[responsivevoice_button rate=”1″ pitch=”1.2″ volume=”0.8″ voice=”US English Female” buttontext=”Story in Audio”]
A Nixon Deepfake, a ‘Moon Disaster’ Speech and an Information Ecosystem at Risk
What can former U.S. president Richard Nixon possibly teach us about artificial intelligence today and the future of misinformation online? Nothing. The real Nixon died 26 years ago.
But an AI-generated likeness of him shines new light on a quickly evolving technology with sizable implications, both creative and destructive, for our current digital information ecosystem. Starting in 2019, media artists Francesca Panetta and Halsey Burgund at the Massachusetts Institute of Technology teamed up with two AI companies, Canny AI and Respeecher, to create a posthumous deepfake. The synthetic video shows Nixon giving a speech he never intended to deliver—half a century after the subject it addresses.
Here’s the (real) backstory: In July 1969, as the Apollo 11 astronauts glided through space on their trajectory toward the moon, William Safire, then one of Nixon’s speechwriters, wrote “In Event of Moon Disaster” as a contingency. The speech is a beautiful homage to Neil Armstrong and Edwin “Buzz” Aldrin, the two astronauts who descended to the lunar surface—never to return in this version of history. It ends by saying, “For every human being who looks up at the moon in the nights to come will know that there is some corner of another world that is forever mankind.”

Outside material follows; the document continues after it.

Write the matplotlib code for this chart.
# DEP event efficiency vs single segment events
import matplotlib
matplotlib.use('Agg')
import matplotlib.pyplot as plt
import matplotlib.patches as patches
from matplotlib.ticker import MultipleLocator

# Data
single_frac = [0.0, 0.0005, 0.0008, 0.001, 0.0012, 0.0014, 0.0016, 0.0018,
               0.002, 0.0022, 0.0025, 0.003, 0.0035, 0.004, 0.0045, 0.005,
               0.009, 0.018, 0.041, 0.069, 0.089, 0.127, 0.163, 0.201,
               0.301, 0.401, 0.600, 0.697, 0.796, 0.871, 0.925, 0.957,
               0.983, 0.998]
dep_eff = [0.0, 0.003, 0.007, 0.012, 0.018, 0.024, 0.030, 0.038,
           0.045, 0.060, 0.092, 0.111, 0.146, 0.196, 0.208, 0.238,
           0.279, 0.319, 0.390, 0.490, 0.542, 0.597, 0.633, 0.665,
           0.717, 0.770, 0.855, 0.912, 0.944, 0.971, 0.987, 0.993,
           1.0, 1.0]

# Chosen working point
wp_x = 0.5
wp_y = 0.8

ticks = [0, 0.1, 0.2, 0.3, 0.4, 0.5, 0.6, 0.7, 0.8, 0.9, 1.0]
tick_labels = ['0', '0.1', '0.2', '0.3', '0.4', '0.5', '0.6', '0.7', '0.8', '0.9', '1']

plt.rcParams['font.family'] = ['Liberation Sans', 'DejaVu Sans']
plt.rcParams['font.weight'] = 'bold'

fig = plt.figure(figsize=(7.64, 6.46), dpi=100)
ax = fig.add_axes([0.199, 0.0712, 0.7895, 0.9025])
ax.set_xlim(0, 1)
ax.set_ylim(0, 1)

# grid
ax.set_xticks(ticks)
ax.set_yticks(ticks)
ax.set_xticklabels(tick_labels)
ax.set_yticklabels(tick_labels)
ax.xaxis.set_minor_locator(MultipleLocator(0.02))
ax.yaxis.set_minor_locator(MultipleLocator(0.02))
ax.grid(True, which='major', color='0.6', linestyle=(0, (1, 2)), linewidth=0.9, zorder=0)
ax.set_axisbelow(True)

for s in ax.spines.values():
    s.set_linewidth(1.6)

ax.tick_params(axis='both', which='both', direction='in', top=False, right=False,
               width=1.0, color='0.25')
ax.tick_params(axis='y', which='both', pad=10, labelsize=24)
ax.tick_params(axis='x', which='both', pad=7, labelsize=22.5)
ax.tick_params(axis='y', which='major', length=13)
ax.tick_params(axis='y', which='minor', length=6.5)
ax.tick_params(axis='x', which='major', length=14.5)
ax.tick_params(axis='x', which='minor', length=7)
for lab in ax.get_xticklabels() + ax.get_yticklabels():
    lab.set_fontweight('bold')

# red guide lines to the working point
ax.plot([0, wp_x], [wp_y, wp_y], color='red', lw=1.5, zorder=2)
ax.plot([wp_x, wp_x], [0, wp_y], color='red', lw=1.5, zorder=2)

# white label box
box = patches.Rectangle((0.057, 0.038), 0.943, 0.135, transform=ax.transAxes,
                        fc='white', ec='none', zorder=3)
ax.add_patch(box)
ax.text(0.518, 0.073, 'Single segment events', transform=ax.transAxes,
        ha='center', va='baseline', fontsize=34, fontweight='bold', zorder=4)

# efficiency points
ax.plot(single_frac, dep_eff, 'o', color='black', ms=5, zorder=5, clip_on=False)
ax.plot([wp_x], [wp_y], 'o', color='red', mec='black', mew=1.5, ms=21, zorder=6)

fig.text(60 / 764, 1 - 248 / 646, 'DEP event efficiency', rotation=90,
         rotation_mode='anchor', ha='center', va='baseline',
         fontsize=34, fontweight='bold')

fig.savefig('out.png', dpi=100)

The full deepfake speech can be viewed at https://moondisaster.org.
“Deepfakes” are a class of AI-generated synthetic media. If you have seen one on the Internet before, it was likely an example of the “face-swap” variety. The term itself, a portmanteau of “deep learning” and “fake,” has a horrific origin story involving a Reddit account with that name posting celebrity-face-swap pornography. And the problem remains: a 2019 report found that “non-consensual deepfake pornography … accounted for 96 [percent] of the total deepfake videos online.”
Beyond this illegal and harmful use of face swapping, there are various other kinds of AI-based synthesized media. Deep learning has also been adapted to create audio fakes, lip syncing, and whole-head and whole-body puppetry. Many of these techniques purely exist as basic research, though AI-synthesized media is quickly evolving commercial uses—including for Hollywood productions and even cancer patients who have lost their ability to speak.

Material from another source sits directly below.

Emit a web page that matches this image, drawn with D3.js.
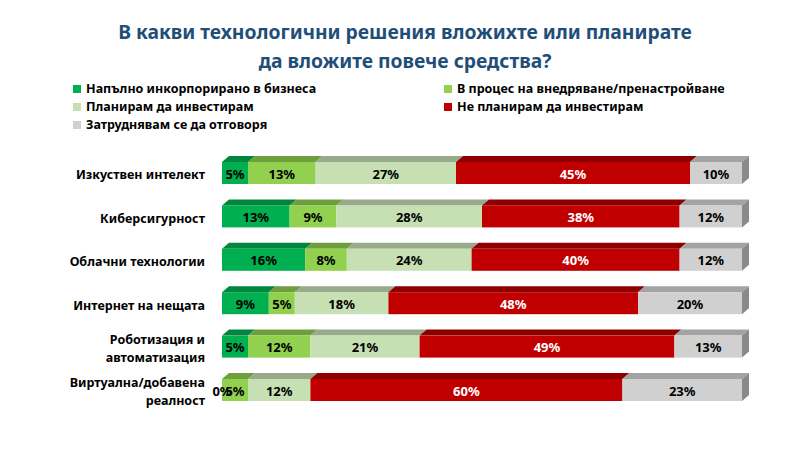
<!DOCTYPE html>
<html>
<head>
<meta charset="utf-8">
<script src="https://cdn.jsdelivr.net/npm/d3@7"></script>
<style>
  body { margin: 0; background: #fff; }
  svg { font-family: "Noto Sans", "DejaVu Sans", sans-serif; font-weight: bold; }
</style>
</head>
<body>
<svg></svg>
<script>
const categories = [
    ["Изкуствен интелект"],
    ["Киберсигурност"],
    ["Облачни технологии"],
    ["Интернет на нещата"],
    ["Роботизация и", "автоматизация"],
    ["Виртуална/добавена", "реалност"]
];

const seriesNames = [
    "Напълно инкорпорирано в бизнеса",
    "В процес на внедряване/пренастройване",
    "Планирам да инвестирам",
    "Не планирам да инвестирам",
    "Затруднявам се да отговоря"
];

// values per category, in series order
const fullyIncorporated = [5, 13, 16, 9, 5, 0];
const inProcess = [13, 9, 8, 5, 12, 5];
const planning = [27, 28, 24, 18, 21, 12];
const notPlanning = [45, 38, 40, 48, 49, 60];
const cantAnswer = [10, 12, 12, 20, 13, 23];

const titleLines = ["В какви технологични решения вложихте или планирате", "да вложите повече средства?"];

const frontColors = ["#00b050", "#92d050", "#c6e0b4", "#c00000", "#d0d0d0"];
const topColors = ["#00873d", "#6f9f3c", "#98aa8c", "#8e0000", "#a3a3a3"];
const sideColor = "#8a8a8a";
const labelColors = ["#000", "#000", "#000", "#fff", "#000"];

const svgWidth = 789, svgHeight = 451;
const svg = d3.select("svg").attr("width", svgWidth).attr("height", svgHeight);

const allSeries = [fullyIncorporated, inProcess, planning, notPlanning, cantAnswer];
const rows = categories.map((c, i) => {
    let acc = 0;
    return allSeries.map((s, k) => {
        const seg = { key: k, value: s[i], x0: acc, x1: acc + s[i] };
        acc += s[i];
        return seg;
    });
});

const x = d3.scaleLinear().domain([0, 100]).range([222, 742]);
const y = d3.scaleBand()
    .domain(d3.range(categories.length))
    .range([162, 401])
    .paddingInner(0.493)
    .paddingOuter(0);

const h = y.bandwidth();
const dx = 7, dy = 6;

// title
svg.append("g").selectAll("text")
    .data(titleLines)
    .join("text")
    .attr("x", 405)
    .attr("y", (d, i) => 39 + i * 29)
    .attr("text-anchor", "middle")
    .attr("fill", "#1f4e79")
    .attr("font-size", 19.3)
    .text(d => d);

// legend
const legend = svg.append("g");
const legendItems = legend.selectAll("g")
    .data(seriesNames)
    .join("g")
    .attr("transform", (d, i) => "translate(" + (i % 2 === 0 ? 73 : 444) + "," + (89 + Math.floor(i / 2) * 18) + ")");

legendItems.append("rect")
    .attr("x", 0)
    .attr("y", -4)
    .attr("width", 8)
    .attr("height", 8)
    .attr("fill", (d, i) => frontColors[i]);

legendItems.append("text")
    .attr("x", 13)
    .attr("dy", "0.35em")
    .attr("font-size", 12.5)
    .attr("fill", "#000")
    .text(d => d);

// category labels
const catLabels = svg.append("g").selectAll("text")
    .data(categories)
    .join("text")
    .attr("text-anchor", "end")
    .attr("font-size", 12.5)
    .attr("fill", "#000");

catLabels.each(function(lines, i) {
    const cy = y(i) + h / 2 + 2;
    d3.select(this).selectAll("tspan")
        .data(lines)
        .join("tspan")
        .attr("x", 205)
        .attr("y", (d, j) => cy + (j - (lines.length - 1) / 2) * 18)
        .attr("dy", "0.35em")
        .text(d => d);
});

// bars
const barRows = svg.append("g").selectAll("g")
    .data(rows)
    .join("g")
    .attr("transform", (d, i) => "translate(0," + y(i) + ")");

barRows.selectAll("path.top")
    .data(d => d.filter(s => s.value > 0))
    .join("path")
    .attr("class", "top")
    .attr("fill", d => topColors[d.key])
    .attr("d", d => {
        const a = x(d.x0), b = x(d.x1);
        return "M" + a + ",0L" + b + ",0L" + (b + dx) + "," + (-dy) + "L" + (a + dx) + "," + (-dy) + "Z";
    });

barRows.selectAll("rect.front")
    .data(d => d.filter(s => s.value > 0))
    .join("rect")
    .attr("class", "front")
    .attr("x", d => x(d.x0))
    .attr("y", 0)
    .attr("width", d => x(d.x1) - x(d.x0))
    .attr("height", h)
    .attr("fill", d => frontColors[d.key]);

barRows.append("path")
    .attr("fill", sideColor)
    .attr("d", d => {
        const b = x(d[d.length - 1].x1);
        return "M" + b + ",0L" + (b + dx) + "," + (-dy) + "L" + (b + dx) + "," + (h - dy) + "L" + b + "," + h + "Z";
    });

barRows.selectAll("text")
    .data(d => d)
    .join("text")
    .attr("x", d => (x(d.x0) + x(d.x1)) / 2)
    .attr("y", h / 2 + 1)
    .attr("dy", "0.35em")
    .attr("text-anchor", "middle")
    .attr("font-size", 13)
    .attr("fill", d => labelColors[d.key])
    .text(d => d.value + "%");
</script>
</body>
</html>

Scientific American Documentary: How the Nixon Deepfake Was Made
The M.I.T. team did not set out to create a simple face swap. (Some machine-learning practitioners are now pushing the idea that with a bit of coding experience, almost anyone can make one of these deepfakes in as little as five minutes.) They wanted to create the best technical fake possible while documenting the labor involved. The process took more than half a year.
To accomplish the visual part of the fake, Canny AI employed a technique called “video dialogue replacement.” Instead of face swapping, an AI system was trained to transfer facial movements for the “In Event of Moon Disaster” speech to a realistic reconstruction of Nixon’s visage and its surroundings.
For the sound portion, Respeecher processed training audio of an actor reading the speech, as well as recordings of Nixon’s many televised appearances from the White House. The company then used a “voice conversion system” to synthesize Nixon delivering the speech from the actor’s performance. (Both Canny AI’s and Respeecher’s techniques are proprietary, and the companies say they have never been used to make illegal fakes.)
The M.I.T. team also wanted to demonstrate such deepfakes’ potential to raise questions about how they might affect our shared history and future experiences. To do so, they worked with Scientific American to show their video to a group of experts on AI, digital privacy, law and human rights. In the short film To Make a Deepfake, these experts provide necessary context on the technology—its perils, its potential and the possibilities of this brave new digital world, where every pixel that moves past our collective eyes is potentially up for grabs.